» EXCERPTED DATA

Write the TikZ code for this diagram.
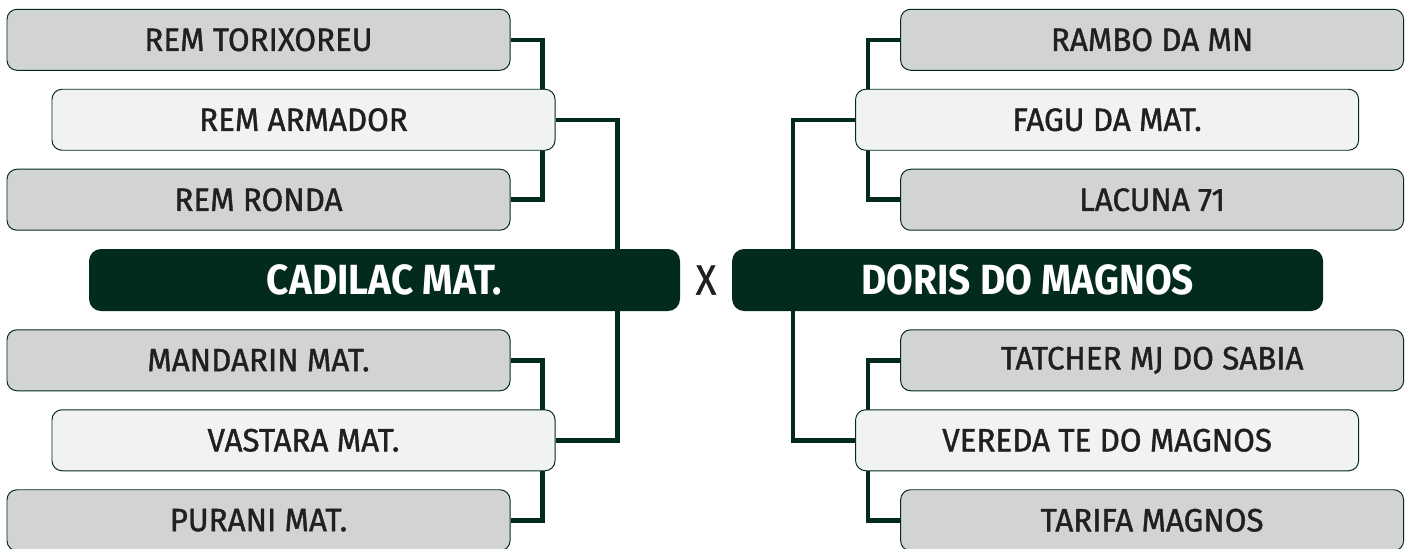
...
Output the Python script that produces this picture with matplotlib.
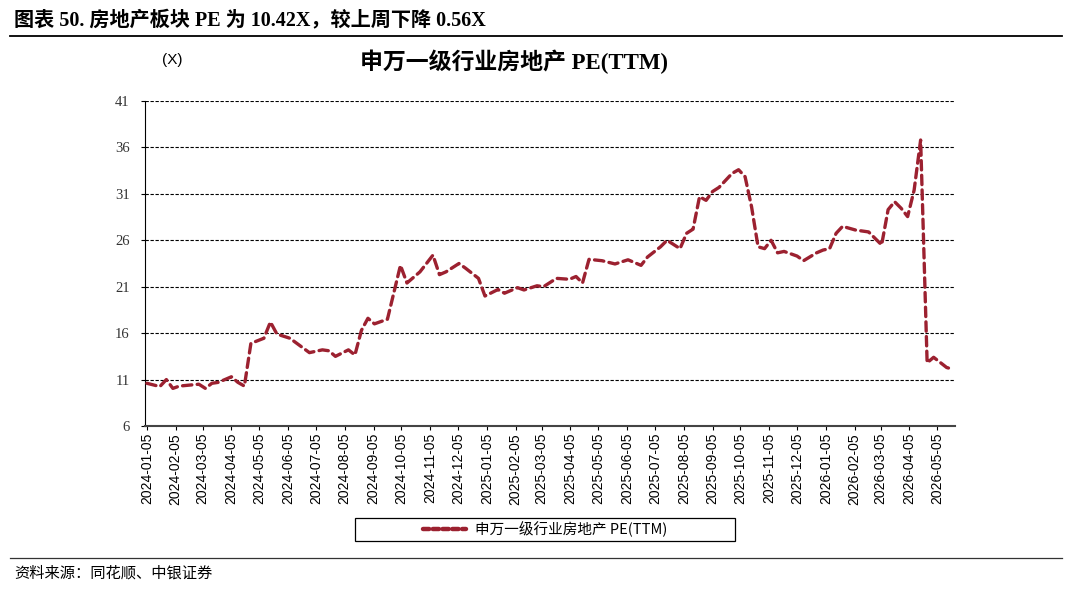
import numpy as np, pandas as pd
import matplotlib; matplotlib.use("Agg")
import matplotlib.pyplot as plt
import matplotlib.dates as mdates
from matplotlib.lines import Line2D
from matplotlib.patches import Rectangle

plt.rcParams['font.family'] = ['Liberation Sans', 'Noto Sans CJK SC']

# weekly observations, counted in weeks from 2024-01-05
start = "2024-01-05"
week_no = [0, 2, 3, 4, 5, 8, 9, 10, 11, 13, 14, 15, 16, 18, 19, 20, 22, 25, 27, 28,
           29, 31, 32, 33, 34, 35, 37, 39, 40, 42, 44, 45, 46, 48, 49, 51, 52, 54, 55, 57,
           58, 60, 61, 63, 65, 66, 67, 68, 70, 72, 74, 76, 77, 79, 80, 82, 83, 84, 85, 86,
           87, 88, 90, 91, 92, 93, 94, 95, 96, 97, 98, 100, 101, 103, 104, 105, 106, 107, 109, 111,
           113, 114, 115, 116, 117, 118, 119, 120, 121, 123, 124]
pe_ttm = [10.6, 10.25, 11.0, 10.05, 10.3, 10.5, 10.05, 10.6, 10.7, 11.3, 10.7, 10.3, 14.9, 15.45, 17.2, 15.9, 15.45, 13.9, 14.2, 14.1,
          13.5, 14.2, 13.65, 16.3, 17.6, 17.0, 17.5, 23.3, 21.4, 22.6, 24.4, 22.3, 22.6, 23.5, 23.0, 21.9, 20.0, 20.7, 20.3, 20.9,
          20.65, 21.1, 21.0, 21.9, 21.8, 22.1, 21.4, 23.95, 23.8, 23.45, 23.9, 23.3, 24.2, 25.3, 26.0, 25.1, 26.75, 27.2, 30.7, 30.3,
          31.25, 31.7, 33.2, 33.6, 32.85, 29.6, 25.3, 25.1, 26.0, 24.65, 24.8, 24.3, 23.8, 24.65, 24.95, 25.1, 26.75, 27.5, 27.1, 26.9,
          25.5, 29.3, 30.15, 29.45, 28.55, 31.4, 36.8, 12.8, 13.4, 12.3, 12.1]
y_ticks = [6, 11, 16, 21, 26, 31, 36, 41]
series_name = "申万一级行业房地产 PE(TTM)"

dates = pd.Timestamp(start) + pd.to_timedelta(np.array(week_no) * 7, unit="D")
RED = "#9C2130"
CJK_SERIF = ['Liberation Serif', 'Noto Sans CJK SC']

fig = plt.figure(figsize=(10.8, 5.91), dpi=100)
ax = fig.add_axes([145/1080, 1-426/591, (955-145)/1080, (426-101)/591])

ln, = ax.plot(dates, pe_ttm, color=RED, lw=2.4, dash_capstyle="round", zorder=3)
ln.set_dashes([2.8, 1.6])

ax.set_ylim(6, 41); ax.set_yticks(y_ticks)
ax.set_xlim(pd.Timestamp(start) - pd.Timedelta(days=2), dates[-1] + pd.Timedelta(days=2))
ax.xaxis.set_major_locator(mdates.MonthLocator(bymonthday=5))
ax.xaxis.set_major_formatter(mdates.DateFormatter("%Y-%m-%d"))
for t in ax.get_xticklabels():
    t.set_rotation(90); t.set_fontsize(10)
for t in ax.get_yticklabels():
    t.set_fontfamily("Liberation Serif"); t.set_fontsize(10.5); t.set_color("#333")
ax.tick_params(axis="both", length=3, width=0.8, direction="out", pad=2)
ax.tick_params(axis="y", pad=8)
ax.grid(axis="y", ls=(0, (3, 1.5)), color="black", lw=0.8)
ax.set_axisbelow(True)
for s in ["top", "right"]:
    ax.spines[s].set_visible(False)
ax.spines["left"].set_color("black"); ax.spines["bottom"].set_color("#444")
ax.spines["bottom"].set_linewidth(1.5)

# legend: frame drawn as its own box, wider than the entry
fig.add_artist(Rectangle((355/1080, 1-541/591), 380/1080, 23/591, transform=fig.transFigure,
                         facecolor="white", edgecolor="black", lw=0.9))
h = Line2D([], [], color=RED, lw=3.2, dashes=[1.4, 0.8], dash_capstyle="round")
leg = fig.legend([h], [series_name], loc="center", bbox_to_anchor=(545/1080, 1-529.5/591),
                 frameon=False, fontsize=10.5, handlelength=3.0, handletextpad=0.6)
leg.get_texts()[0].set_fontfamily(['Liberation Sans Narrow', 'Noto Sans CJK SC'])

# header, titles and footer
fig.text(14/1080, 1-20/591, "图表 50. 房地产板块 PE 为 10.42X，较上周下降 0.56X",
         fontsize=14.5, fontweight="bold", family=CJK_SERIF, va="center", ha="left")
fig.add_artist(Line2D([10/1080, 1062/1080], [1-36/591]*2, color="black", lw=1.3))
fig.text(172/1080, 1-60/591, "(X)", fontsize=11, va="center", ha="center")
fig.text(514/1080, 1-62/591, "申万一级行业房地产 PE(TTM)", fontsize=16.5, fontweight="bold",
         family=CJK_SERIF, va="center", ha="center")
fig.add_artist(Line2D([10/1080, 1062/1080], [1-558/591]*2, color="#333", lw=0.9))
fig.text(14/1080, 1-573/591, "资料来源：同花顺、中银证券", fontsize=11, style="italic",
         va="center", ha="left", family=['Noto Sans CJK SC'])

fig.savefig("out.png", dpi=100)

» GIVEN TASK
Retype the section that opens with the line holding "Output the Python" and closes with the line holding "plt.rcParams['font.family'] = ['Liberation", exactly as it reads, without any pictures.

» COMPLETE ANSWER
Output the Python script that produces this picture with matplotlib.
import numpy as np, pandas as pd
import matplotlib; matplotlib.use("Agg")
import matplotlib.pyplot as plt
import matplotlib.dates as mdates
from matplotlib.lines import Line2D
from matplotlib.patches import Rectangle

plt.rcParams['font.family'] = ['Liberation Sans', 'Noto Sans CJK SC']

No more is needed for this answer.